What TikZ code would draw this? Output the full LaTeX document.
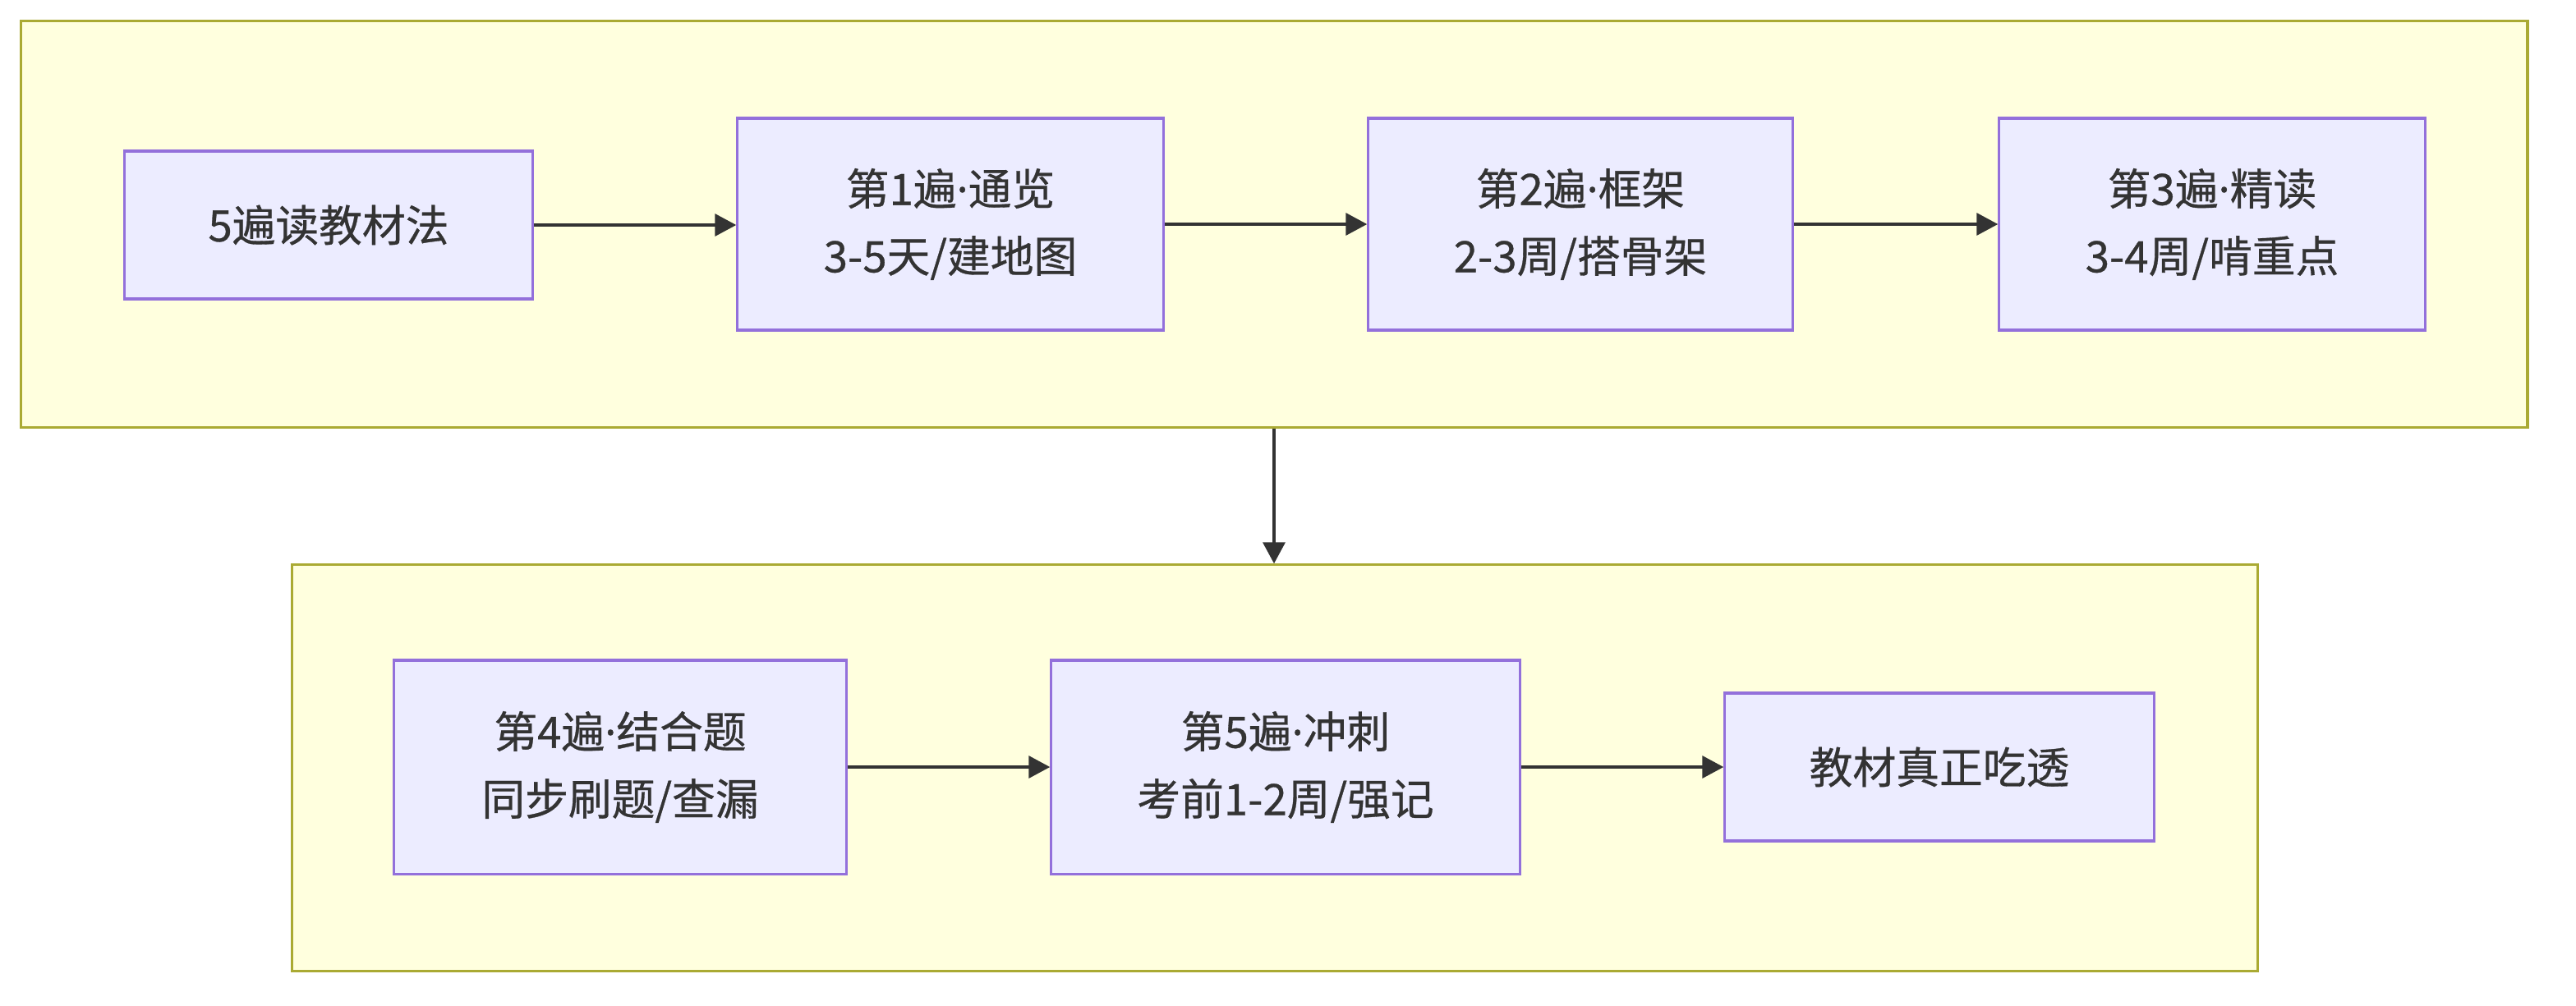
\documentclass[tikz,border=0pt]{standalone}
\usepackage{fontspec}
\setmainfont{Noto Sans CJK SC}[FakeBold=0.6]
\newfontfamily\latinf{Noto Sans}[FakeBold=0.6]
\newcommand{\mdot}{{\latinf ·}}
\usetikzlibrary{arrows.meta}
\definecolor{contfill}{HTML}{FFFFDE}
\definecolor{contdraw}{HTML}{AAAA33}
\definecolor{boxfill}{HTML}{ECECFF}
\definecolor{boxdraw}{HTML}{9370DB}
\definecolor{ink}{HTML}{333333}
\tikzset{
  container/.style={draw=contdraw, fill=contfill, line width=0.9pt, rectangle, inner sep=0pt},
  stepbox/.style={draw=boxdraw, fill=boxfill, line width=0.9pt, rectangle, inner sep=0pt,
    align=center, text=ink, font=\fontsize{15pt}{23.3pt}\selectfont},
  arr/.style={draw=ink, line width=1pt, -{Triangle[length=0.26cm,width=0.27cm]}}
}
\begin{document}
\begin{tikzpicture}[x=0.01cm,y=-0.01cm]
\useasboundingbox (0,0) rectangle (3136,1224);
\fill[white] (0,0) rectangle (3136,1224);
\node[container, minimum width=30.5cm, minimum height=4.94cm] (top) at (1551,273) {};
\node[container, minimum width=23.92cm, minimum height=4.94cm] (bot) at (1552,935) {};

\node[stepbox, minimum width=4.96cm, minimum height=1.8cm] (a) at (400,274) {5遍读教材法};
\node[stepbox, minimum width=5.18cm, minimum height=2.58cm] (b) at (1157,273) {第1遍\mdot 通览\\3-5天/建地图};
\node[stepbox, minimum width=5.16cm, minimum height=2.58cm] (c) at (1924,273) {第2遍\mdot 框架\\2-3周/搭骨架};
\node[stepbox, minimum width=5.18cm, minimum height=2.58cm] (d) at (2693,273) {第3遍\mdot 精读\\3-4周/啃重点};

\node[stepbox, minimum width=5.5cm, minimum height=2.6cm] (e) at (755,934) {第4遍\mdot 结合题\\同步刷题/查漏};
\node[stepbox, minimum width=5.7cm, minimum height=2.6cm] (f) at (1565,934) {第5遍\mdot 冲刺\\考前1-2周/强记};
\node[stepbox, minimum width=5.22cm, minimum height=1.8cm] (g) at (2361,934) {教材真正吃透};

\draw[arr] (a.east) -- (b.west |- a.east);
\draw[arr] (b) -- (c);
\draw[arr] (c) -- (d);
\draw[arr] (e) -- (f);
\draw[arr] (f) -- (g);
\draw[arr] (top.south) -- (top.south |- bot.north);
\end{tikzpicture}
\end{document}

Exercise brief: With all pictures left out, please transcribe exactly the lines from the start of the material through the line with "minimum width=23.92cm, minimum".

Correct response:
What TikZ code would draw this? Output the full LaTeX document.
\documentclass[tikz,border=0pt]{standalone}
\usepackage{fontspec}
\setmainfont{Noto Sans CJK SC}[FakeBold=0.6]
\newfontfamily\latinf{Noto Sans}[FakeBold=0.6]
\newcommand{\mdot}{{\latinf ·}}
\usetikzlibrary{arrows.meta}
\definecolor{contfill}{HTML}{FFFFDE}
\definecolor{contdraw}{HTML}{AAAA33}
\definecolor{boxfill}{HTML}{ECECFF}
\definecolor{boxdraw}{HTML}{9370DB}
\definecolor{ink}{HTML}{333333}
\tikzset{
  container/.style={draw=contdraw, fill=contfill, line width=0.9pt, rectangle, inner sep=0pt},
  stepbox/.style={draw=boxdraw, fill=boxfill, line width=0.9pt, rectangle, inner sep=0pt,
    align=center, text=ink, font=\fontsize{15pt}{23.3pt}\selectfont},
  arr/.style={draw=ink, line width=1pt, -{Triangle[length=0.26cm,width=0.27cm]}}
}
\begin{document}
\begin{tikzpicture}[x=0.01cm,y=-0.01cm]
\useasboundingbox (0,0) rectangle (3136,1224);
\fill[white] (0,0) rectangle (3136,1224);
\node[container, minimum width=30.5cm, minimum height=4.94cm] (top) at (1551,273) {};
\node[container, minimum width=23.92cm, minimum height=4.94cm] (bot) at (1552,935) {};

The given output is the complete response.